Blogs and websites typically provide an index page of entries where they show an excerpt of the post. Excerpts usually include title, author, post date, and a blurb. What is the term for these sorts of excerpt?


I’d call them snippet views. The Macmillan dictionary gives this definition for snippet:

snippet — a small piece of something, especially information or news


A more formal name used for these types of items in the non digital realm is "abstract". It's not wrong in the digital world, but I don't remember seeing it used. I do remember seeing "summary" or "capsule".


Browsing through WP's entries on RSS and its ontology, what we first find is that the collective term for the kind of information these entries present is (unsurprisingly) "metadata", and that while RSS metadata is well-defined, there is no universally accepted term for a standardized set of specific metadata elements which could be used in a blog index to summarize a post (nor consensus on which elements should be included in such a standard set). So, from these abstract sources, the best we can identify is:

post description

or

post summary

If we can't find a normative definition, perhaps we can get a clue from how these concepts are applied (and named) in practice, by inspecting the source for a few open-source feed readers.

Doing so reveals they, too, use generic terms like "news item", "preview", "description"¹, or "abstract" (as @brasshat indicates), and in general do not have a concept of "standardized set of metadata used to summarize a post" separate from "the post itself"; it seems typical to have a blog post object carry around its own metadata side-by-side with its content (or a link to its content), and selecting which metadata to summarize or describe the post is treated as a presentation-layer issue (often user-configurable; the only field definitely not included in a summary is the content of the post itself). So it seems these codebases are a dead end², and the only novel word to arise from investigating them is:

post preview

Taking another tack, then, we can try tracing the ontology of blog software to its roots: journalism. In paper journalism, we again have the concept of "metadata": "headline", "dateline", "byline", and so on.

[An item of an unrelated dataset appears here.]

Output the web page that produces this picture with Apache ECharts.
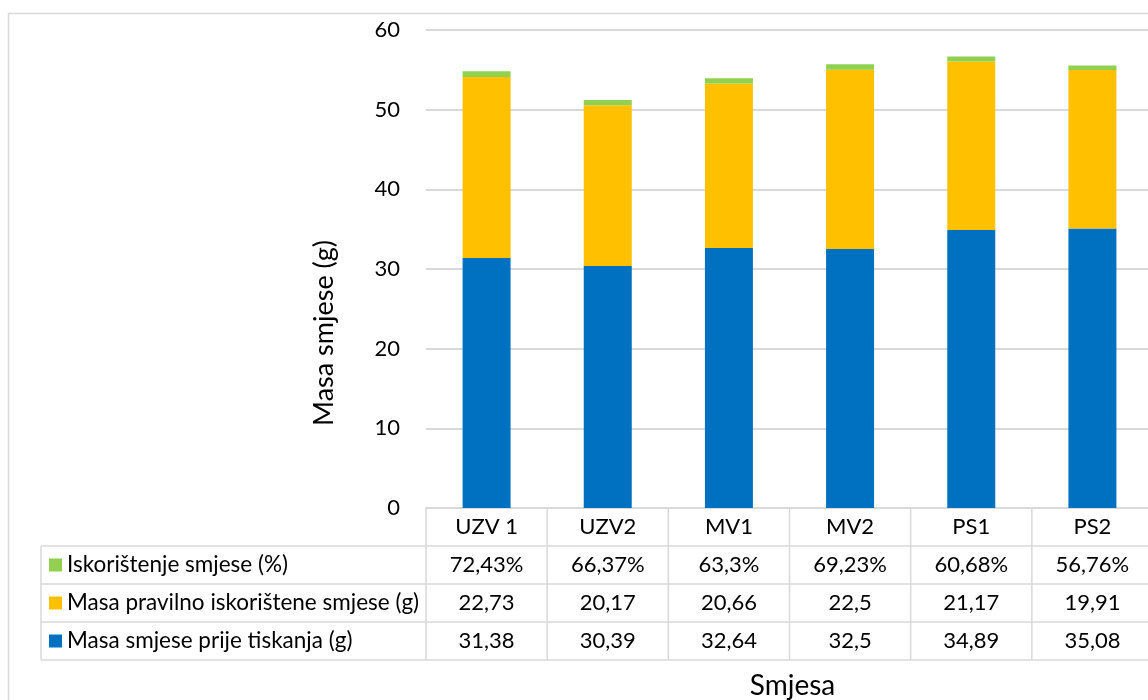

Since this metadata is fairly fixed and limited relative to the more abstract concept in software, perhaps we can find a single word to describe the totality of a given article's metadata, which would serve our purpose, so long as it enjoys some respect or at least currency in journalism.

Unfortunately, it seems we're stymied here again, for similar reasons: each individual piece of metadata has a well-defined name, but there doesn't appear to be a single word that describes the metadata in toto. With that said, there are some novel and interesting contenders; one glossary of journalism and media terms has:

bulletin: a short official statement or broadcast summary of news.

Which, sadly, appears to communicate the entire news item, as opposed to just introducing it. Moving on, we encounter:

tease: Material promoting a story which ‘teases’ the reader or listener by hinting at but not revealing the full story.

or

teaser: A short segment produced to advertise an upcoming news bulletin or news items.

Which, while it could be pressed into service, because it's intended promote the piece by not revealing the whole story, i.e. "tease" the reader into clicking through, in practice this would be applied more to an Upworthy-style headline (in the digital age) than an abstract of the post.

So, we come to the final, perhaps most interesting item (for its obscurity if nothing else):

nut graf: A paragraph telling the essential elements of a story briefly, i.e. ‘in a nutshell’.

Cute? Yes. Necessarily communicating all the relevant metadata ... probably not (this would more likely correspond to the "description" meta-element of RFC 5013, rather than the whole set of elements).


¹ Though unfortunately these terms are also used as the metadata labels themselves, as they apply to the blog as a whole, as in url="http://www.fool.com", description="To Educate, Amuse, and Enrich".

² Now, this may be an artifact of my decision to inspect feed readers, because readers typically defer the hosting of content to the blog (fetching it as needed), and their concept of "news item" is identical to "a user-friendly summary of a news item" (as reflected in the schemas of the projects linked to, above). So if you're still in need of an appropriate word, you might have better luck digging through the codebases of blog software proper.


In the context of the index, like on the same page, individual entries could be referred to as posts, in the sense that they represent the actual post.

It depends on the layout and other aspects of the site whether it’s particularly obvious that they only represent the actual posts and cannot be mistaken for something else.